At the end of October, Iceland submitted its Christmas advertisement for review to Clearcast. The ad was part of a film made by Greenpeace and features ‘Rang-tan’, an orang-utan, and a little girl. Rang-tan objects to products containing palm oil in the girl’s bedroom, including chocolate and shampoo, and the girl asks why Rang-tan is in her bedroom. This leads to a segment showing humans destroying Rang-tan’s habitat for palm oil. The ad is dedicated to orang-utans that lose their lives to deforestation and ends with Iceland’s commitment to not use palm oil in its own brand products.
Clearcast was unable to clear the ad on the basis that it did not comply with the UK Code of Broadcast Advertising (“BCAP Code“) in respect of political advertising. The rule breached is as follows:
“An advertisement contravenes the prohibition on political advertising if it is: an advertisement which is inserted by or on behalf of a body whose objects are wholly or mainly of a political nature.”

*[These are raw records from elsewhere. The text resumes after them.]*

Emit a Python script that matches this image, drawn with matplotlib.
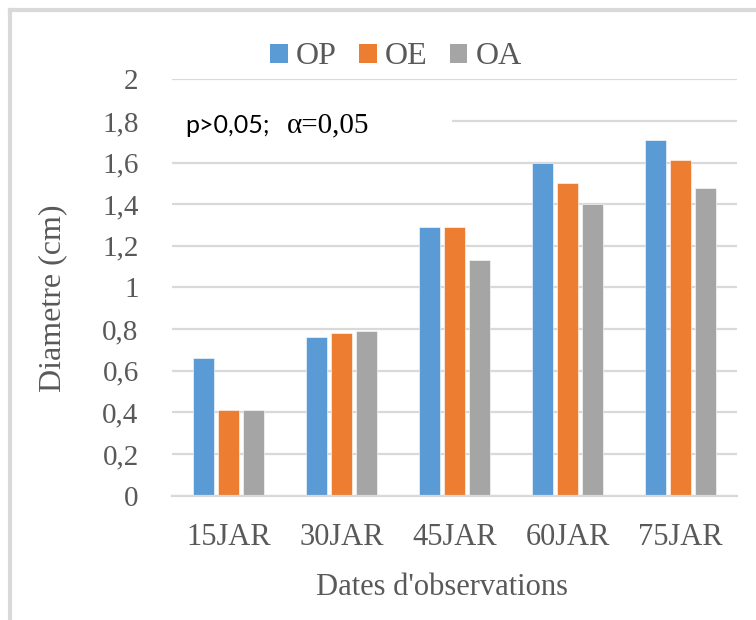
import numpy as np
import matplotlib
matplotlib.use('Agg')
import matplotlib.pyplot as plt
from matplotlib.patches import Rectangle, Patch
from matplotlib.lines import Line2D

dates = ['15JAR', '30JAR', '45JAR', '60JAR', '75JAR']
op = [0.66, 0.76, 1.29, 1.60, 1.71]
oe = [0.41, 0.78, 1.29, 1.50, 1.61]
oa = [0.41, 0.79, 1.13, 1.40, 1.48]
series_names = ['OP', 'OE', 'OA']
colors = ['#5B9BD5', '#ED7D31', '#A5A5A5']
yticks = [0, 0.2, 0.4, 0.6, 0.8, 1.0, 1.2, 1.4, 1.6, 1.8, 2.0]
ytick_labels = ['0', '0,2', '0,4', '0,6', '0,8', '1', '1,2', '1,4', '1,6', '1,8', '2']

serif = 'Liberation Serif'
grey_txt = '#595959'
grid_col = '#d9d9d9'

fig = plt.figure(figsize=(7.56, 6.2), dpi=100)
ax = fig.add_axes([172 / 756, 1 - 495.5 / 620, 565 / 756, 416.2 / 620])

x = np.arange(len(dates))
w = 0.18
step = 0.22
for i, (vals, c) in enumerate(zip([op, oe, oa], colors)):
    ax.bar(x + (i - 1) * step, vals, width=w, color=c, edgecolor='white',
           linewidth=0.4, zorder=2)

ax.set_xlim(-0.5, len(dates) - 0.5)
ax.set_ylim(0, 2)
ax.set_yticks(yticks)
ax.set_yticklabels(ytick_labels, fontfamily=serif, fontsize=21, color=grey_txt)
ax.set_xticks(x)
ax.set_xticklabels(dates, fontfamily=serif, fontsize=22, color=grey_txt)
ax.tick_params(axis='y', length=0, pad=24)
ax.tick_params(axis='x', length=0, pad=20)

ax.set_axisbelow(True)
ax.yaxis.grid(True, color=grid_col, linewidth=1.6)
for s in ['left', 'top', 'right']:
    ax.spines[s].set_visible(False)
ax.spines['bottom'].set_color(grid_col)
ax.spines['bottom'].set_linewidth(1.6)

ax.set_ylabel("Diametre (cm)", fontfamily=serif, fontsize=23, color=grey_txt)
ax.yaxis.set_label_coords(-0.212, 0.475)
ax.yaxis.label.set_va('center')
ax.set_xlabel("Dates d'observations", fontfamily=serif, fontsize=22, color=grey_txt)
ax.xaxis.set_label_coords(0.478, -0.222)
ax.xaxis.label.set_va('center')

# white box behind the stats note, hides the 1,8 gridline
ax.add_patch(Rectangle((0, 0.855), 0.496, 0.086, transform=ax.transAxes,
                       facecolor='white', edgecolor='none', zorder=1))
ax.text(0.024, 0.889, 'p>0,05;', transform=ax.transAxes, fontfamily='Lato',
        fontsize=18, color='black', va='center', ha='left', zorder=3)
ax.text(0.204, 0.889, '\u03b1=0,05', transform=ax.transAxes, fontfamily=serif,
        fontsize=21, color='black', va='center', ha='left', zorder=3)

handles = [Patch(facecolor=c, edgecolor='none') for c in colors]
fig.legend(handles, series_names, loc='center', bbox_to_anchor=(396 / 756, 1 - 57 / 620),
           ncol=3, frameon=False, handlelength=0.55, handleheight=0.55,
           handletextpad=0.25, columnspacing=0.7,
           prop={'family': serif, 'size': 23}, labelcolor=grey_txt)

# chart area border (only left and top are in the picture)
fig.add_artist(Line2D([9.5 / 756, 9.5 / 756], [0, 1 - 9.5 / 620], color=grid_col,
                      linewidth=3, transform=fig.transFigure))
fig.add_artist(Line2D([9.5 / 756, 1], [1 - 9.5 / 620, 1 - 9.5 / 620], color=grid_col,
                      linewidth=3, transform=fig.transFigure))

fig.savefig('out.png', dpi=100)
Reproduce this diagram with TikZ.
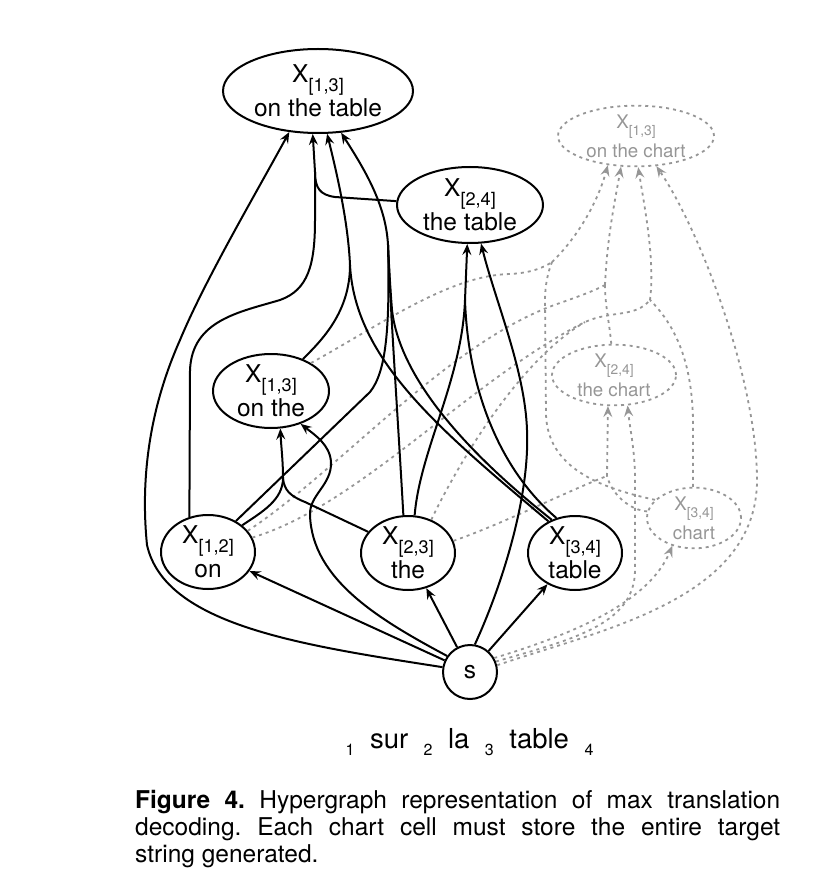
\documentclass[tikz,border=0pt]{standalone}
\usepackage{fontspec}
\setmainfont{TeX Gyre Heros}
\usepackage{graphicx}
\usepackage{tikz}
\usetikzlibrary{shapes.geometric,arrows.meta}
\definecolor{chartgray}{RGB}{150,150,150}
\newcommand{\cellfont}{\fontsize{24.5}{34}\selectfont}
\newcommand{\chartfont}{\fontsize{18.7}{29}\selectfont}
\newcommand{\spn}[1]{\raisebox{-0.37em}{\scalebox{0.74}{[#1]}}}
\newcommand{\idx}[1]{\raisebox{-7.5pt}{\fontsize{16}{16}\selectfont #1}}
\frenchspacing

\begin{document}
\begin{tikzpicture}[x=1pt,y=1pt]
            \tikzstyle{every node}+=[inner sep=0pt]
            \tikzstyle{cell}=[draw, ellipse, line width=2pt, align=center, font=\cellfont]
            \tikzstyle{chartcell}=[draw=chartgray, ellipse, line width=1.8pt, dash pattern=on 3pt off 4pt, align=center, font=\chartfont, text=chartgray]
            \tikzstyle{link}=[line width=2pt]
            \tikzstyle{hyper}=[link, -{Stealth[length=11pt,width=9pt,inset=4pt]}]
            \tikzstyle{chartlink}=[chartgray, line width=1.8pt, dash pattern=on 3pt off 4pt]
            \tikzstyle{charthyper}=[chartlink, -{Stealth[length=11pt,width=9pt,inset=4pt]}]
            \useasboundingbox (0,0) rectangle (812,-890);
            \node [cell, minimum width=190pt, minimum height=84pt] (ontable) at (318,-91) {X\spn{1,3}\\on the table};
            \node [cell, minimum width=146pt, minimum height=76pt] (thetable) at (470,-205) {X\spn{2,4}\\the table};
            \node [cell, minimum width=116pt, minimum height=74pt] (onthe) at (271,-391) {X\spn{1,3}\\on the};
            \node [cell, minimum width=94pt, minimum height=74pt] (on) at (208,-552) {X\spn{1,2}\\on};
            \node [cell, minimum width=94pt, minimum height=74pt] (the) at (408,-553) {X\spn{2,3}\\the};
            \node [cell, minimum width=94pt, minimum height=74pt] (table) at (575,-553) {X\spn{3,4}\\table};
            \node [draw, circle, line width=2pt, minimum size=54pt, font=\cellfont] (s) at (470,-672) {s};
            \node [chartcell, minimum width=156pt, minimum height=60pt] (onchart) at (636,-136) {X\spn{1,3}\\on the chart};
            \node [chartcell, minimum width=124pt, minimum height=60pt] (thechart) at (614,-375) {X\spn{2,4}\\the chart};
            \node [chartcell, minimum width=94pt, minimum height=60pt] (chart) at (694,-518) {X\spn{3,4}\\chart};
            \node [font=\fontsize{27.5}{27.5}\selectfont, anchor=base] (words) at (469.5,-748.3) {\idx{1}\hspace{15.5pt}sur\hspace{15.5pt}\idx{2}\hspace{15.5pt}la\hspace{15.5pt}\idx{3}\hspace{15.5pt}table\hspace{15.5pt}\idx{4}};
            \node [anchor=north west, text width=645pt, align=justify, font=\fontsize{24.5}{26.7}\selectfont] (caption) at (135,-790.5) {\textbf{Figure 4.} Hypergraph representation of max translation\linebreak decoding. Each chart cell must store the entire target\linebreak string generated.};
            \draw [charthyper] (s.30) .. controls (580,-632) and (650,-600) .. (chart.232);
            \draw [charthyper] (s.22) .. controls (570,-640) and (635,-625) .. (635,-570) -- (635,-480) .. controls (635,-450) and (630,-430) .. (thechart.294);
            \draw [charthyper] (s.14) .. controls (600,-630) and (757,-600) .. (757,-480) .. controls (757,-380) and (700,-230) .. (onchart.304);
            \coordinate (jec) at (607,-476);
            \draw [chartlink] (the.15) .. controls (500,-525) and (570,-490) .. (jec);
            \draw [chartlink] (chart.172) .. controls (630,-510) and (612,-495) .. (jec);
            \draw [charthyper] (jec) -- (thechart.259);
            \coordinate (jcc) at (552,-262);
            \draw [chartlink] (onthe.35) .. controls (380,-325) and (450,-275) .. (510,-274) .. controls (530,-273) and (543,-268) .. (jcc);
            \draw [chartlink] (chart.155) .. controls (600,-488) and (548,-468) .. (546,-415) -- (545,-300) .. controls (545,-285) and (548,-272) .. (jcc);
            \draw [charthyper] (jcc) .. controls (575,-240) and (597,-205) .. (onchart.226);
            \coordinate (jbc) at (605,-285);
            \draw [chartlink] (on.28) .. controls (340,-470) and (450,-340) .. (560,-303) .. controls (580,-296) and (596,-290) .. (jbc);
            \draw [chartlink] (thechart.95) .. controls (609,-320) and (605,-305) .. (jbc);
            \draw [charthyper] (jbc) .. controls (607,-240) and (614,-205) .. (onchart.244);
            \coordinate (jdc) at (650,-300);
            \coordinate (jdm) at (585,-322);
            \draw [chartlink] (on.18) .. controls (360,-505) and (470,-380) .. (jdm) .. controls (612,-310) and (635,-318) .. (jdc);
            \draw [chartlink] (the.55) .. controls (460,-460) and (520,-360) .. (jdm);
            \draw [chartlink] (chart.92) -- (693,-420) .. controls (692,-370) and (680,-330) .. (jdc);
            \draw [charthyper] (jdc) .. controls (655,-260) and (645,-210) .. (onchart.274);
            \draw [hyper] (s) -- (on);
            \draw [hyper] (s) -- (the);
            \draw [hyper] (s) -- (table);
            \draw [hyper] (s.170) .. controls (300,-645) and (165,-625) .. (147,-545) .. controls (138,-455) and (160,-385) .. (180,-340) .. controls (205,-280) and (255,-195) .. (ontable.235);
            \coordinate (jb) at (315,-172);
            \draw [link] (on.118) -- (190,-370) .. controls (192,-320) and (240,-312) .. (280,-300) .. controls (308,-290) and (315,-265) .. (315,-220) -- (jb);
            \draw [link] (thetable.177) -- (335,-197) .. controls (320,-195) and (315,-188) .. (jb);
            \draw [hyper] (jb) -- (ontable.263);
            \coordinate (jc) at (350,-265);
            \draw [link] (onthe.45) .. controls (322,-340) and (350,-312) .. (jc);
            \draw [link] (table.130) .. controls (440,-430) and (355,-360) .. (jc);
            \draw [hyper] (jc) .. controls (348,-220) and (336,-170) .. (ontable.282);
            \coordinate (jd) at (388,-245);
            \draw [link] (on.48) -- (370,-392) .. controls (386,-372) and (390,-330) .. (jd);
            \draw [link] (the.97) .. controls (398,-420) and (391,-320) .. (jd);
            \draw [link] (table.125) .. controls (470,-455) and (400,-380) .. (392,-310) .. controls (390,-285) and (389,-265) .. (jd);
            \draw [hyper] (jd) .. controls (386,-205) and (365,-170) .. (ontable.299);
            \coordinate (je) at (465,-300);
            \draw [link] (the.80) .. controls (420,-450) and (462,-380) .. (je);
            \draw [link] (table.118) .. controls (500,-470) and (468,-390) .. (je);
            \draw [hyper] (je) -- (thetable.266);
            \draw [hyper] (s.80) .. controls (500,-590) and (530,-500) .. (527,-430) .. controls (525,-370) and (495,-300) .. (thetable.286);
            \coordinate (jg) at (283,-478);
            \draw [link] (on.38) .. controls (262,-512) and (283,-500) .. (jg);
            \draw [link] (the.152) -- (305,-502) .. controls (290,-496) and (284,-490) .. (jg);
            \draw [hyper] (jg) .. controls (283,-460) and (281,-445) .. (onthe.284);
            \draw [hyper] (s.145) .. controls (380,-620) and (312,-580) .. (310,-515) .. controls (309,-495) and (332,-485) .. (331,-462) .. controls (330,-445) and (315,-435) .. (onthe.312);
\end{tikzpicture}
\end{document}
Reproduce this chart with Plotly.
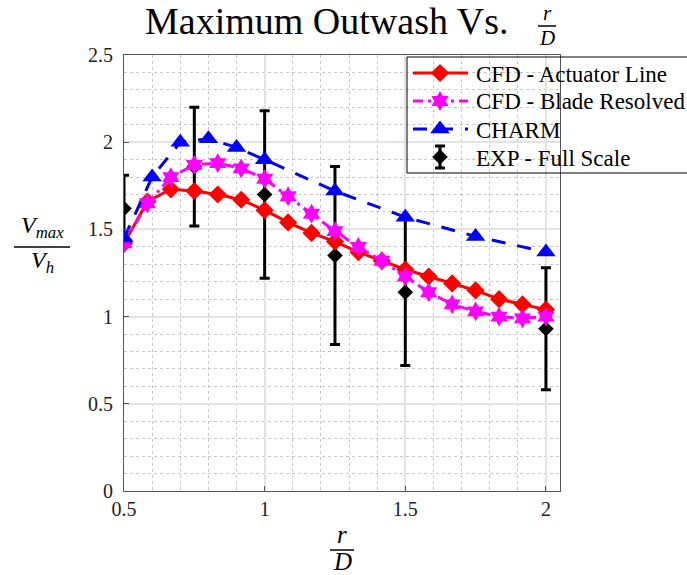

Under the BCAP Code: “the term “political” is used in the Code in a wider sense than “party political”. The prohibition includes, for example, campaigning for the purposes of influencing legislation or executive action by local or national (including foreign) governments“.
As the ad is part of a Greenpeace film that has appeared on Greenpeace’s website for a number of months, Greenpeace’s involvement meant that the ad was political advertising and did not comply with the BCAP Code. The decision was made public by Iceland, which claimed that Greenpeace had “banned” the ad and led to some backlash against Clearcast. Clearcast clarified that it was not a regulator so unable to ban the ad and the ad itself was not political but the close link to Greenpeace was the issue.
Why this matters:
The decision by Clearcast shows that a brand taking a moral stance based on political motives may not contravene the prohibition on political advertising. However, affiliations with political organisations must be approached by care. In addition, this update serves as a reminder that Clearcast is not a regulator (as opposed to the Advertising Standards Authority) and does not have the power to ban ads.